Teniendo todo esto en cuenta, y para rematar la tesis que proponía al empezar (la deformación histórica que se está haciendo, por parte de las corrientes teóricas que tienen la “hegemonía cultural”, de lo que fue el Romanticismo, para usarlo como chivo expiatorio que carga con culpas tanto propias como ajenas), he de añadir algo. Y es la paradoja de que quienes más demonizan al Romanticismo por su influjo funesto sobre la mentalidad actual, son precisamente quienes más reivindican una serie de elementos socioculturales que son la expresión más pura de lo romántico, siempre que no nos quedemos en los meros tópicos de “lo amoroso” o “sentimental”. Así, por ejemplo, el entusiasmo ante la creación de una comunidad nueva ‒cuando no de una nueva nación, que suele ser su concreción política‒, las aspiraciones revolucionarias ‒siempre coincidentes en que la “verdadera revolución” que llevará a la “emancipación real” todavía no ha sido hecha‒, la atención preferente a las identidades, la superioridad que se concede a lo simbólico y lo emocional frente a lo racional, etc. Éstas son características esenciales de lo romántico; de hecho, son las que sostienen otras mucho más coyunturales (y fáciles de “deconstruir”) que les sirven simplemente de fachada. Y por ello, las más despiadadas críticas al Romanticismo no pasan, por lo general, de ser meras obras de reforma en esa fachada del edificio, que no alteran para nada su estructura interna; sólo son nuevas formas de habitar, una y otra vez, el mismo inmueble.

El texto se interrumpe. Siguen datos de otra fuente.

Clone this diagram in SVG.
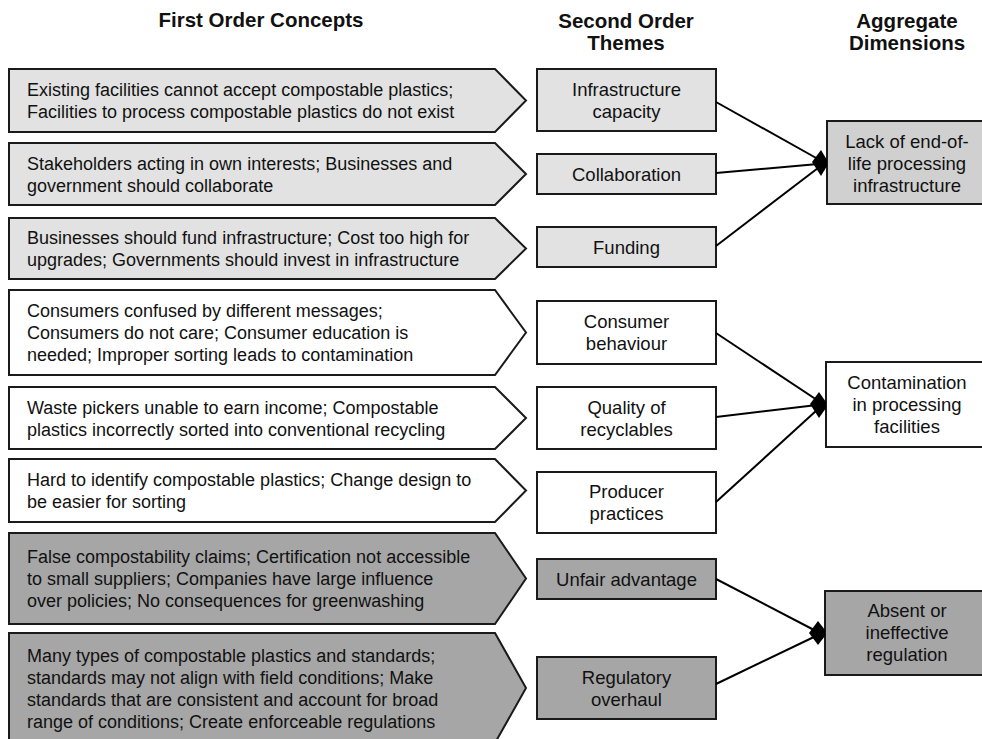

Es el callejón sin salida al que llega quien quiere hacer una revolución social y/o política desde la impotencia, sin que venga requerida por las condiciones materiales de existencia, y por ello tiene que esforzarse en hacer pasar por gesta histórica lo que no deja de ser aquello de “cocear al león muerto”. Por ello, en un claro ejercicio de deshonestidad intelectual, tiene que destruir el nombre y la imagen del Romanticismo para saquear su trastienda teórica. En esto, desde luego, nada tiene que ver con las “actualizaciones” del Romanticismo, explícitamente cínicas y desengañadas, pero sinceras, como lo fue aquí en España la Generación del 98. Por lo que a mí respecta, traedme un solo (neo-, post-)romántico que lo sea de verdad y llevaos a todos sus “enterradores”. Hay algo mucho más noble y constructivo en la nostalgia de lo infinito ‒aun consciente de su imposibilidad‒ que en esa pose de desprecio incapaz de poner nada antropológicamente vinculante, incluso aunque fuera finito, en su lugar.